Two lines of code using Sweetviz
Before going to start Sweetviz, let’s talk about EDA first. EDA is statistics exploratory data analysis (EDA) is an approach to analyzing data sets to summarize their main characteristics, often with visual(Graphical representation) methods. EDA is used in Data Science projects to find out data types, missing information, distribution of values, correlations, etc.
One of the latest and new open-source Python library called Sweetviz created by a Created & maintained by Francois Bertrand and Graphic design by Jean-Francois Hains. It takes pandas data frames and creates a self-contained HTML report.
In addition to that Sweetviz create beautiful visualizations with just two lines of code. It saves time and makes reports quickly. It has mainly two components:-
Comparison of 2 datasets (e.g. Train vs Test)

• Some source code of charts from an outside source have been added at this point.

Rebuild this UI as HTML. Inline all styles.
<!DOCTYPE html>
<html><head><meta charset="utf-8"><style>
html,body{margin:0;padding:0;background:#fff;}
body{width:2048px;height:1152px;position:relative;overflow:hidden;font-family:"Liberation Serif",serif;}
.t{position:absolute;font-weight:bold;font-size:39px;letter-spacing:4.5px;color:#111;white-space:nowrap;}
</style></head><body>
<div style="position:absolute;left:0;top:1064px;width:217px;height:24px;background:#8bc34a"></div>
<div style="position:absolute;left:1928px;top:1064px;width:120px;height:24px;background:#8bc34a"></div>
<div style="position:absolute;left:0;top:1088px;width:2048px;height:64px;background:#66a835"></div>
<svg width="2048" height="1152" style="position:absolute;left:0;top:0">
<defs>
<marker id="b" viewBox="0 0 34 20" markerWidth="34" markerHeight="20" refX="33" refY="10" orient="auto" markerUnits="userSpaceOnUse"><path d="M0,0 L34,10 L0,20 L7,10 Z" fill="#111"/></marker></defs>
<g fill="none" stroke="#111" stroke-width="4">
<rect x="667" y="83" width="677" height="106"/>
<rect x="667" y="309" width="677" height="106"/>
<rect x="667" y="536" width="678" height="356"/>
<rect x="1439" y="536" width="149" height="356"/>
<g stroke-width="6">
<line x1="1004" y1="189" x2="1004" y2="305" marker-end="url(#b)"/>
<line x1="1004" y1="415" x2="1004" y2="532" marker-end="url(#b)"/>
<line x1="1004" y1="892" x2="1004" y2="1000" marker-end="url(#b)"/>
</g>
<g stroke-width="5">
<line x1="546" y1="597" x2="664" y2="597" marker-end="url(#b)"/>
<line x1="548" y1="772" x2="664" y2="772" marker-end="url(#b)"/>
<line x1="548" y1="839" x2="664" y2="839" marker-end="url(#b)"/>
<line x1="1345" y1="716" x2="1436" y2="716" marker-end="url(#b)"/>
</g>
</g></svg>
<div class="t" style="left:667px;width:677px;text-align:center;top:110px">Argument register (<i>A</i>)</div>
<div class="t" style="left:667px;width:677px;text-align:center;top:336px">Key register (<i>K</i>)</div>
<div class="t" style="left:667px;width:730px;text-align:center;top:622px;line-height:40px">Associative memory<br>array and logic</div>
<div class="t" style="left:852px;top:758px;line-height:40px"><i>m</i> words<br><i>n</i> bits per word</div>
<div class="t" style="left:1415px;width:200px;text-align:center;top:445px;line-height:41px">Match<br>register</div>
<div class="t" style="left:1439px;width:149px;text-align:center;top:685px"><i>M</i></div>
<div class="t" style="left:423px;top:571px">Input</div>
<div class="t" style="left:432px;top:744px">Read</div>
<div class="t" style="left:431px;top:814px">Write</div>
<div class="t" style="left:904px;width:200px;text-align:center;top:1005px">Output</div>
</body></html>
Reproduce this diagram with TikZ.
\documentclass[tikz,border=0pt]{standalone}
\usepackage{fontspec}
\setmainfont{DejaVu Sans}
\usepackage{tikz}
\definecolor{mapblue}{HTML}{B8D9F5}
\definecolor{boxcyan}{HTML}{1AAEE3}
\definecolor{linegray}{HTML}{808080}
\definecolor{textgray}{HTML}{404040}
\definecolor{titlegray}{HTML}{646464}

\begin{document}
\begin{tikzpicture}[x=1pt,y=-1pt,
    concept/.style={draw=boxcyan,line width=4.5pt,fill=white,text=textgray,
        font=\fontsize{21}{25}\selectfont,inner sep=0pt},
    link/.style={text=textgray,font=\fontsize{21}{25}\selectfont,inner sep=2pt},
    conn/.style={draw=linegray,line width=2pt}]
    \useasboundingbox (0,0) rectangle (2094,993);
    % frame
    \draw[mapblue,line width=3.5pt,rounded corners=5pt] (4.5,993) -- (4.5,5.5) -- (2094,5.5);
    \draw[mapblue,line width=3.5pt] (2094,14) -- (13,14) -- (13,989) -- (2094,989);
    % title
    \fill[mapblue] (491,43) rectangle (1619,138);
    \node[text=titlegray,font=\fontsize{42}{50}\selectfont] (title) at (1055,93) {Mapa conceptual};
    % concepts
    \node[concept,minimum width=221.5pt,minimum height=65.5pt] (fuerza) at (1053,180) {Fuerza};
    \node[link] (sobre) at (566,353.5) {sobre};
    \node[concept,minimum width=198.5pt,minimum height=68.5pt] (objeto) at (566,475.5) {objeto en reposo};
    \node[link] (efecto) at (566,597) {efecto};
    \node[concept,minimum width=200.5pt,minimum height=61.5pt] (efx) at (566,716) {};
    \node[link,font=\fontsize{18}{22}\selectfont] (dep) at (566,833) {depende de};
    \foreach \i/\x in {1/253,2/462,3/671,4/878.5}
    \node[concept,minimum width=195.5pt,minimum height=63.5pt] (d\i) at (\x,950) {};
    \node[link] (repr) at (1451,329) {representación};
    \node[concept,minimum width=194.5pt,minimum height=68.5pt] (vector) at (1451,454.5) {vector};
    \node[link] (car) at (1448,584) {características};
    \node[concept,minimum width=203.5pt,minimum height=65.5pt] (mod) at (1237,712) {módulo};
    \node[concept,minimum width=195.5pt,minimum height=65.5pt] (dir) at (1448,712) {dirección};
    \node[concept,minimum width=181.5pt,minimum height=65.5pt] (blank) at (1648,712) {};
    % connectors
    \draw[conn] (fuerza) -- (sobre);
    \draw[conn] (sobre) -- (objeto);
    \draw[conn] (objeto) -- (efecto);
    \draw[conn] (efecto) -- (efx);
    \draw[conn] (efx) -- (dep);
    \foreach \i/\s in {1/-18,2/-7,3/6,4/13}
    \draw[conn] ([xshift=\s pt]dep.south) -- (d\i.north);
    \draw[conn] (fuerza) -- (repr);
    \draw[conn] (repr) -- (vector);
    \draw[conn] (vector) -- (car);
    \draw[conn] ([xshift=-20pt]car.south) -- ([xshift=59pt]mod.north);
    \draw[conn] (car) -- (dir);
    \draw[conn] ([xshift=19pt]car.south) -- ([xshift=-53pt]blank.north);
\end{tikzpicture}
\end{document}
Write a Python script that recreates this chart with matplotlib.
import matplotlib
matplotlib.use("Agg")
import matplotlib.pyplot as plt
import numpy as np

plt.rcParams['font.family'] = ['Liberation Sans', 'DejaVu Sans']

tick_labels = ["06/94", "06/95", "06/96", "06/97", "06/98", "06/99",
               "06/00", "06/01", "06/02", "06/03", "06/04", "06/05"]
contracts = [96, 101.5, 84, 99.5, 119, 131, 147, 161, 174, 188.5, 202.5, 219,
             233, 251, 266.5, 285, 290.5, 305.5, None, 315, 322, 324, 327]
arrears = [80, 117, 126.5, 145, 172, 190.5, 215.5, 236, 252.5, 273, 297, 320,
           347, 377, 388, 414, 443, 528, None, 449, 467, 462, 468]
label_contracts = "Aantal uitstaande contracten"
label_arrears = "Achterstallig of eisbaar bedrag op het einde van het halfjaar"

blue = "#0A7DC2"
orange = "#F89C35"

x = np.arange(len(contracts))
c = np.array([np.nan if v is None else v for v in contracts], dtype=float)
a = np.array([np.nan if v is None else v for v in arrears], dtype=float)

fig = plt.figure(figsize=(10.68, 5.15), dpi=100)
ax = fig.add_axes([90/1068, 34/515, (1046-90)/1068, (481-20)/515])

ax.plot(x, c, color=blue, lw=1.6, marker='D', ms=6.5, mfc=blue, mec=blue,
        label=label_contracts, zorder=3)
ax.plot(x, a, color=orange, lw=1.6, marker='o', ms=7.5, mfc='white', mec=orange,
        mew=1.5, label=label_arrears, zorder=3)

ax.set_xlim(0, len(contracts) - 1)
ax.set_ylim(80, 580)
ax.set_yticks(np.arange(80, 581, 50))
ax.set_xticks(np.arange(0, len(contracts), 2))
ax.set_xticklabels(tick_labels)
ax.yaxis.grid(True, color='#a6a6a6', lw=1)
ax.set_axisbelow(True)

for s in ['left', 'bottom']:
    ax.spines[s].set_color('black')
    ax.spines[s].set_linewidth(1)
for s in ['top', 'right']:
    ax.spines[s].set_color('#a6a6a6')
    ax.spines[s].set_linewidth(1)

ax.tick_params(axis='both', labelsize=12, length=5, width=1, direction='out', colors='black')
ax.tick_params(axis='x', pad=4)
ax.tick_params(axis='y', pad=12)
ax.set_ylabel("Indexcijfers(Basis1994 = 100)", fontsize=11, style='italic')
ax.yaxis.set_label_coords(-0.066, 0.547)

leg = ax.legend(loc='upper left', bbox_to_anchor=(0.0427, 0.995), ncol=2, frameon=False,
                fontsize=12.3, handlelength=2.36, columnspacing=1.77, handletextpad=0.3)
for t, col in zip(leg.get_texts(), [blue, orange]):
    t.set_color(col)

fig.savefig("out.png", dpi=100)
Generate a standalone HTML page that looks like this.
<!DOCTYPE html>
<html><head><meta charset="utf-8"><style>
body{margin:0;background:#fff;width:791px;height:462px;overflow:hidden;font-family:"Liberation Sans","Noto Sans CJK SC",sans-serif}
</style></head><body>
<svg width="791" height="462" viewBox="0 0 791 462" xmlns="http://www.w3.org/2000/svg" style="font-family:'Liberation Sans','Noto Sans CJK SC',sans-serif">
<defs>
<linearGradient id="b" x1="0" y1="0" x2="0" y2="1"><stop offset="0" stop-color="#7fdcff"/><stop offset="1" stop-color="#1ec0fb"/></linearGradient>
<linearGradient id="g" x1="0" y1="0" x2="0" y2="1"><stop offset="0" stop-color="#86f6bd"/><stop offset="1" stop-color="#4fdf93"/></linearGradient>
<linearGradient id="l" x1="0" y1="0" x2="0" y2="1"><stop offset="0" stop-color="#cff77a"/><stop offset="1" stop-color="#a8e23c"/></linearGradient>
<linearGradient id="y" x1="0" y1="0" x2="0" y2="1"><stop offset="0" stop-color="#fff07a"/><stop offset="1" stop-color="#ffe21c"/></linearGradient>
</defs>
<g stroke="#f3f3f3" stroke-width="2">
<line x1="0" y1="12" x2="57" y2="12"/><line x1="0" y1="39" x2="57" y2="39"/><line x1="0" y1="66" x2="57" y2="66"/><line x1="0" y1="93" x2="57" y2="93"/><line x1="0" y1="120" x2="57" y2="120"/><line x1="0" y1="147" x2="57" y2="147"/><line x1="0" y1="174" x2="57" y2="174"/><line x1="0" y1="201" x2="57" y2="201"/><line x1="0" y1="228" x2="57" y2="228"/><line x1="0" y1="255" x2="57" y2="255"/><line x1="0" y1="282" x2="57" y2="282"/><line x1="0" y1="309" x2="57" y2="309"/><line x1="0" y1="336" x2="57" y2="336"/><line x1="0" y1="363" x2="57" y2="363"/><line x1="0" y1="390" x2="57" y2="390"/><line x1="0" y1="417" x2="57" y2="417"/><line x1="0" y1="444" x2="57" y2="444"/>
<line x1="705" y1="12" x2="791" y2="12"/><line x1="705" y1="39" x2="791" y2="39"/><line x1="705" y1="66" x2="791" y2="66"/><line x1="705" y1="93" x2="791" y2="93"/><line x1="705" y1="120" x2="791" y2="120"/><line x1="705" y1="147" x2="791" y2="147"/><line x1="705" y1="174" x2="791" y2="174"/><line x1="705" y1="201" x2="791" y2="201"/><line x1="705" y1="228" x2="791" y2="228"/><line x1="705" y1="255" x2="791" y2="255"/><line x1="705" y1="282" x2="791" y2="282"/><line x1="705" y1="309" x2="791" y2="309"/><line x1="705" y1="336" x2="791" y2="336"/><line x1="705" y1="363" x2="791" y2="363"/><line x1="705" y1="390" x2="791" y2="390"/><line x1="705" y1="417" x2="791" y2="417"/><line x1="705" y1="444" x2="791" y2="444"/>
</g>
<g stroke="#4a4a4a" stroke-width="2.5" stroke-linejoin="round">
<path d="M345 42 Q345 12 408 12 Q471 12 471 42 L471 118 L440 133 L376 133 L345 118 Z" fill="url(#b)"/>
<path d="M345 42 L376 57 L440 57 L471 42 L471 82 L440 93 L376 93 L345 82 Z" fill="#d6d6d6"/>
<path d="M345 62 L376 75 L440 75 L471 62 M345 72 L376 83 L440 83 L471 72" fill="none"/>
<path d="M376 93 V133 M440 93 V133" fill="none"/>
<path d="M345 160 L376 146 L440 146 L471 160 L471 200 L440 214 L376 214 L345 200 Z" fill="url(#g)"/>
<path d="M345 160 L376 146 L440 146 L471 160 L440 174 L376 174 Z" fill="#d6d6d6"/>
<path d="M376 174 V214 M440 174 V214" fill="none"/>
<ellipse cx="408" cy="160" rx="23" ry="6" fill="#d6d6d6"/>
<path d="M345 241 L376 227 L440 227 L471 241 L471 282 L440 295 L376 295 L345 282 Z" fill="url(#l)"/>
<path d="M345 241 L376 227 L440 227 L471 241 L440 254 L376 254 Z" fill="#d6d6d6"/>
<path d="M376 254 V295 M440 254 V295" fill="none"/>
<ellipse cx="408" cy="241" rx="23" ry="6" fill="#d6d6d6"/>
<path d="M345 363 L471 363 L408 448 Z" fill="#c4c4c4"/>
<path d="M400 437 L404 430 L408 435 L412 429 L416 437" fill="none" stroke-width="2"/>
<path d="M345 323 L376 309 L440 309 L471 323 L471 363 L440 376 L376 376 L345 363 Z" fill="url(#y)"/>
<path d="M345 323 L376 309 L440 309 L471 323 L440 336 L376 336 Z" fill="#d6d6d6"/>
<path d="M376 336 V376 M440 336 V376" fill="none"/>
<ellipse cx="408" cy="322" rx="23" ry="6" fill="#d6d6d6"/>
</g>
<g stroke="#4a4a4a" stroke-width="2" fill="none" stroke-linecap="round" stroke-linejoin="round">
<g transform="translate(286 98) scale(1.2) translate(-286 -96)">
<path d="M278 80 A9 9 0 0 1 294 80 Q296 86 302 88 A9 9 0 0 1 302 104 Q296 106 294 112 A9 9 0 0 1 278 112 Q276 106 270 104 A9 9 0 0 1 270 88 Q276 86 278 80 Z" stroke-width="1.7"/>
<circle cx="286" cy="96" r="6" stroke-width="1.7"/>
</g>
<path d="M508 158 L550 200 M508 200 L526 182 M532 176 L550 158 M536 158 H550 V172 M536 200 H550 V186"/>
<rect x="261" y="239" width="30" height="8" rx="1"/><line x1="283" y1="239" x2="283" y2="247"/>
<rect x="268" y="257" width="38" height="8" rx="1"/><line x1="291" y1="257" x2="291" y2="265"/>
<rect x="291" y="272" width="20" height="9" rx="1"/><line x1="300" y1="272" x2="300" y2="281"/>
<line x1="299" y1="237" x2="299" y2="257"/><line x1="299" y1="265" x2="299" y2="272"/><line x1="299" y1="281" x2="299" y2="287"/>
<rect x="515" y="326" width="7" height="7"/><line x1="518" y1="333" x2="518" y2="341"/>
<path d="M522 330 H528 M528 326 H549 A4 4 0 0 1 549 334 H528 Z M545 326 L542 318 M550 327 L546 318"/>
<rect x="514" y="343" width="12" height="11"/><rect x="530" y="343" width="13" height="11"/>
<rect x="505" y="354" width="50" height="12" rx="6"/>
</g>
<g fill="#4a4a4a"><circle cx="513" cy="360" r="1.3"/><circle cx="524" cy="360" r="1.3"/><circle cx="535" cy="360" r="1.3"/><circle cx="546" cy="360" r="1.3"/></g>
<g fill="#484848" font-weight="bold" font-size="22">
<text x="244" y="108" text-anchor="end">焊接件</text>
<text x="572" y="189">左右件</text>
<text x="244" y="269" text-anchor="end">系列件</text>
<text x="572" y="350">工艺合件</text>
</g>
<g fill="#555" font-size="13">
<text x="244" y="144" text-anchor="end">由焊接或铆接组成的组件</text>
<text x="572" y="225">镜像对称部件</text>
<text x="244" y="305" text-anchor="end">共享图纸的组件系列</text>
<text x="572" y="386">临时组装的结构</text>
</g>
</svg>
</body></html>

Visualization of the target value against all other variables (e.g. “What was the sale price of the house” etc.)
Analyzing the House Prices: Advanced Regression Techniques
We will get the dataset from the link https://www.kaggle.com/c/house-prices-advanced-regression-techniques/data.
Install Sweetviz library using pip install sweetviz.
Let’s start loading datasets
import pandas as pd
train = pd.read_csv("Downloads/train.csv")
test = pd.read_csv("Downloads/test.csv")
We now have 2 data frames (train and test), and we would like to analyze the target value “SalePrice”
We can generate a report with this line of code:
my_report = sweetviz.compare([train, "Train"], [test, "Test"], "SalePrice")
Running this command will perform the analysis and create the report object. To get the output, simply use the
my_report.show_html("Report.html") # Not providing a filename will default to SWEETVIZ_REPORT.html
After generating the file, it will open it through your default browser and should look something like this
This is the report generated by Sweetviz and its two-line code. We get to know many things here like summary, SalePrice, missing values, etc.
We move the mouse over the “Associations” button in the summary will make the Associations graph appear on the right-hand side:
This is a graph is visual Heatmap and Correlation Matrix in Python
It will show up first, in a special black box.
All this information from just two lines of code!
Sweetviz easily summarises our datasets by just typing two-line code. It is very useful in analyzing the data. It gives a quick overview of how data varies by graphical representation. I hope you will find sweetviz as a useful tool for quickly analyzing the data.